As is typical with the albums Krasker has done for Nonesuch and ps classics, the singing and orchestral playing is top-notch. Soprano Heidi Grant Murphy does a wonderful job in the leading role, with an especially moving rendition of that remarkable title song. An habituι of the major opera houses of the world, she is quite a catch for a lowly cast album of a seventy-year-old Broadway flop. (Murphy sang Johanna in the New York Philharmonic's Sweeney Todd. Krasker, who produced that cast album, invited Murphy to this project.) Philip Chaffin plays the romantic lead, and does especially well on "Drums in My Heart." Brent Barrett brings his customarily strong presence to his songs. The juvenile and ingenue songs are charmingly performed by Hunter Foster and Jennifer Cody, the husband-and-wife team that is now among the delights of Urinetown.

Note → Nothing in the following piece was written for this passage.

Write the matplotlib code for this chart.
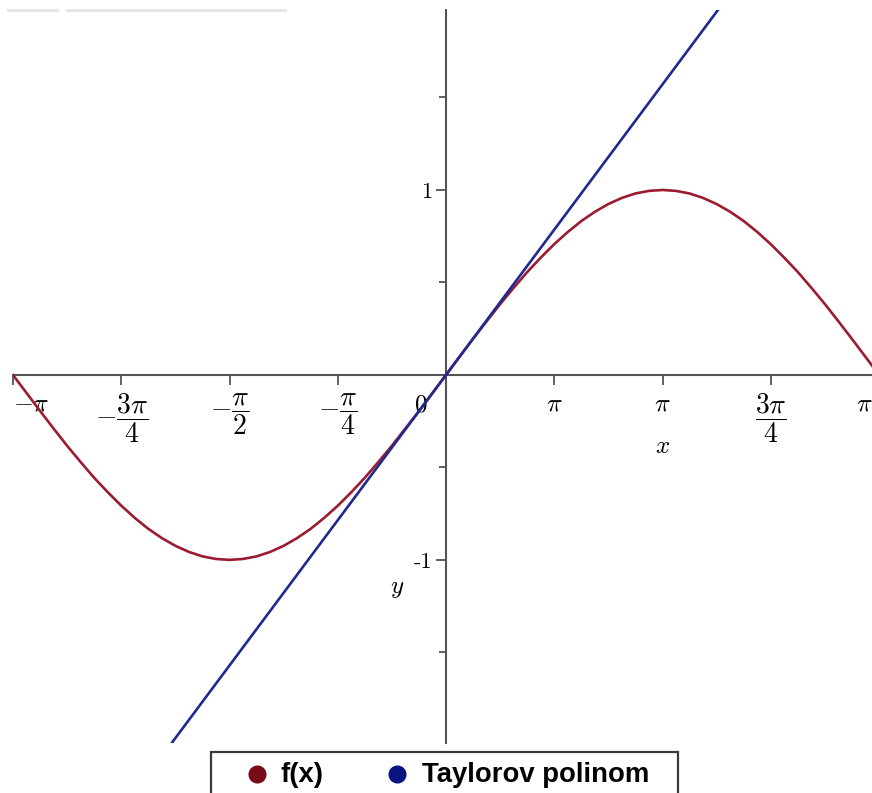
import numpy as np
import matplotlib
matplotlib.use("Agg")
import matplotlib.pyplot as plt
from matplotlib.lines import Line2D
from matplotlib.patches import Rectangle
from matplotlib.transforms import ScaledTranslation

plt.rcParams['mathtext.fontset'] = 'cm'

# ---- data ----
f_x = [-3.142, -3.043, -2.945, -2.847, -2.749, -2.651, -2.553, -2.454,
       -2.356, -2.258, -2.160, -2.062, -1.963, -1.865, -1.767, -1.669,
       -1.571, -1.473, -1.374, -1.276, -1.178, -1.080, -0.982, -0.884,
       -0.785, -0.687, -0.589, -0.491, -0.393, -0.295, -0.196, -0.098,
       0.0,
       0.098, 0.196, 0.295, 0.393, 0.491, 0.589, 0.687, 0.785,
       0.884, 0.982, 1.080, 1.178, 1.276, 1.374, 1.473, 1.571,
       1.669, 1.767, 1.865, 1.963, 2.062, 2.160, 2.258, 2.356,
       2.454, 2.553, 2.651, 2.749, 2.847, 2.945, 3.043, 3.142]
f_y = [0.0, -0.098, -0.195, -0.290, -0.383, -0.471, -0.556, -0.634,
       -0.707, -0.773, -0.832, -0.882, -0.924, -0.957, -0.981, -0.995,
       -1.0, -0.995, -0.981, -0.957, -0.924, -0.882, -0.832, -0.773,
       -0.707, -0.634, -0.556, -0.471, -0.383, -0.290, -0.195, -0.098,
       0.0,
       0.098, 0.195, 0.290, 0.383, 0.471, 0.556, 0.634, 0.707,
       0.773, 0.832, 0.882, 0.924, 0.957, 0.981, 0.995, 1.0,
       0.995, 0.981, 0.957, 0.924, 0.882, 0.832, 0.773, 0.707,
       0.634, 0.556, 0.471, 0.383, 0.290, 0.195, 0.098, 0.0]
taylor_x = [-3.142, 3.142]
taylor_y = [-3.142, 3.142]

x_ticks = [-np.pi, -3*np.pi/4, -np.pi/2, -np.pi/4, np.pi/4, np.pi/2, 3*np.pi/4, np.pi]
x_tick_labels = [r'$-\pi$', r'$-\dfrac{3\pi}{4}$', r'$-\dfrac{\pi}{2}$', r'$-\dfrac{\pi}{4}$',
                 r'$\pi$', r'$\pi$', r'$\dfrac{3\pi}{4}$', r'$\pi$']
y_major = [-1, 1]
y_major_labels = ['-1', '1']
y_minor = [-1.5, -0.5, 0.5, 1.5]
legend_labels = ['f(x)', 'Taylorov polinom']

W, H = 872, 793
fig = plt.figure(figsize=(W/100, H/100), dpi=100)
ax = fig.add_axes([13/W, 50/H, 866/W, 733/H])
ax.set_xlim(-np.pi, np.pi)
ax.set_ylim(-1.99, 1.973)

red = '#9b1c30'
blue = '#1f2a8e'
ax.plot(f_x, f_y, color=red, lw=1.9, zorder=3, solid_joinstyle='round')
ax.plot(taylor_x, taylor_y, color=blue, lw=1.9, zorder=4)

axcol = '#555555'
for s in ['top', 'right']:
    ax.spines[s].set_visible(False)
ax.spines['left'].set_position(('data', 0))
ax.spines['bottom'].set_position(('data', 0))
for s in ['left', 'bottom']:
    ax.spines[s].set_color(axcol)
    ax.spines[s].set_linewidth(1.5)

ax.set_xticks(x_ticks)
ax.set_xticklabels(x_tick_labels, fontsize=18.5)
ax.tick_params(axis='x', direction='out', length=7, width=1.3, color=axcol, pad=4.5)
labs = ax.get_xticklabels()
labs[0].set_ha('left')
labs[-1].set_ha('right')
labs[-1].set_transform(labs[-1].get_transform() +
                       ScaledTranslation(-6/100, 0, fig.dpi_scale_trans))
for i in (1, 2, 3, 6):
    labs[i].set_fontsize(20)

ax.set_yticks(y_major)
ax.set_yticklabels(y_major_labels, fontsize=16, family='cmr10')
ax.set_yticks(y_minor, minor=True)
ax.tick_params(axis='y', which='major', direction='out', length=7, width=1.3, color=axcol, pad=3)
ax.tick_params(axis='y', which='minor', direction='out', length=5, width=1.3, color=axcol)

ax.text(-0.18, -0.16, r'$0$', fontsize=18, ha='center', va='center')
ax.text(np.pi/2, -0.385, r'$x$', fontsize=18, ha='center', va='center')
ax.text(-0.356, -1.15, r'$y$', fontsize=18, ha='center', va='center')

# faint line at the top (screenshot artefact)
for x0, x1 in [(8, 57), (67, 285)]:
    fig.add_artist(Line2D([x0/W, x1/W], [1-10/H, 1-10/H], color='#e6e6e6', lw=2.2,
                          transform=fig.transFigure))

# legend box
fig.add_artist(Rectangle((211/W, -0.05), (678-211)/W, 0.05 + (H-752)/H, transform=fig.transFigure,
                         fill=False, edgecolor='#3a3a3a', lw=1.6))
handles = [('#7a0a16', 257, 280), ('#0a1480', 397, 422)]
for (col, mx, tx), lab in zip(handles, legend_labels):
    fig.add_artist(Line2D([mx/W], [1-774/H], marker='o', ms=12, color=col, lw=0,
                          transform=fig.transFigure))
    fig.text(tx/W, 1-775/H, lab, fontsize=19.8, fontweight='bold', family='Liberation Sans',
             ha='left', va='center')

fig.savefig('out.png', dpi=100)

Gandy has restored the score, reducing the original orchestrations (by Howard Jackson, Domenico Savino, and Deems Taylor) for a twelve-piece chamber orchestra. The music sounds lovely, probably far more so than it did in the cavernous Manhattan Theatre back in 1932. (That was Hammerstein's Theatre after Arthur Hammerstein went bankrupt, now the home of David Letterman.) So it's an unexpected pleasure to finally have Through the Years on the CD shelf.